Russell gets the inside-outside of worlds, how we humans can live in separate "things," and we can look in on the other's worlds, but remain "outside." And he notes the parallel processes between Catholic or Jewish rituals and the created magic of worlds on screen.

This is a place of passion, provoking fascination. Such connections shed light on the production of religion and the production of cinema, including the Academy-award nominated films from 2013.

This year's big films come back to small worlds, magic worlds that viewers gain access to in theaters and living rooms. Again and again, the macro-cosmos unfolds from the micro-cosmic world of the film's protagonists. Something of the magic of cinema itself, on a minimalist and manageable scale, has crept in, even when CGI is fully-employed. The worlds of American Hustle, Blue Jasmine, Enough Said, or Nebraska are bounded by a handful of people interacting with each other.
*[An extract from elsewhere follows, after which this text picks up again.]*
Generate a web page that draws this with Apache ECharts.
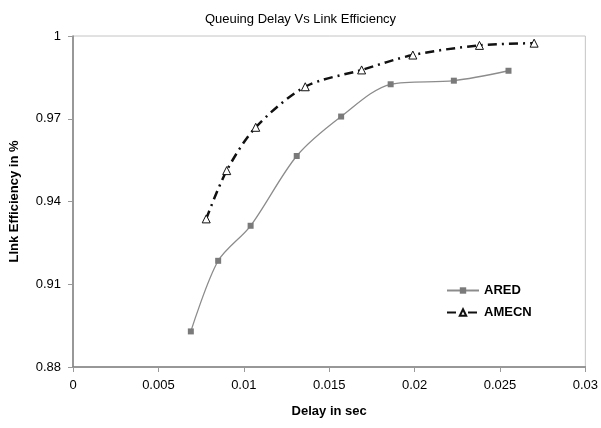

Or the single individual struggles for survival within a highly condensed, chaotic, claustrophobic world, in Gravity, Captain Phillips, 12 Years a Slave, and All is Lost.

These worlds on screen allow glimpses of the ways our worlds could be, might be, or hopefully never will be.

Plate's Picks for Religious Oscars

Best Hero's Journey: (tie) 12 Years a Slave, Gravity – Every other film in the world is a hero's journey, but this fact doesn't negate the amazing ways it can be retold.

Best Sense of the Sacred in the Everyday: Enough Said – This film just felt "real," as if its world was not, in fact, all that separate from the viewers' world.

Best Portrayal of the Complexity of Tradition: Grandmaster – Wong Kar Wai's martial arts tale of honor and revenge subtly shows the ways traditions are always in process of being remade, remixed, and shuffled.

Best Creation of Mythology: Epic – Wild and wooly characters bound together in the battle of chaos and cosmos, through the congruence of worlds.

Best Ethical Compunction: The Wolf of Wall Street – Makes us wonder if justice only occurs in the worlds on screen; made by one of the most famous ex-Catholic filmmakers.

Best Re-Use of Ritual: Nebraska – A pilgrimage story where the journey is as important as the destination. Payne's film takes its place in a line of familial pilgrimage films: Smoke Signals, Le Grand Voyage, and The Straight Story.

Best Iconography: The Wind Rises – May be Miyazaki's last film, but like all his works, the images stick long after the show is over, bridging the gaps between worlds on screen and off screen, even when animated.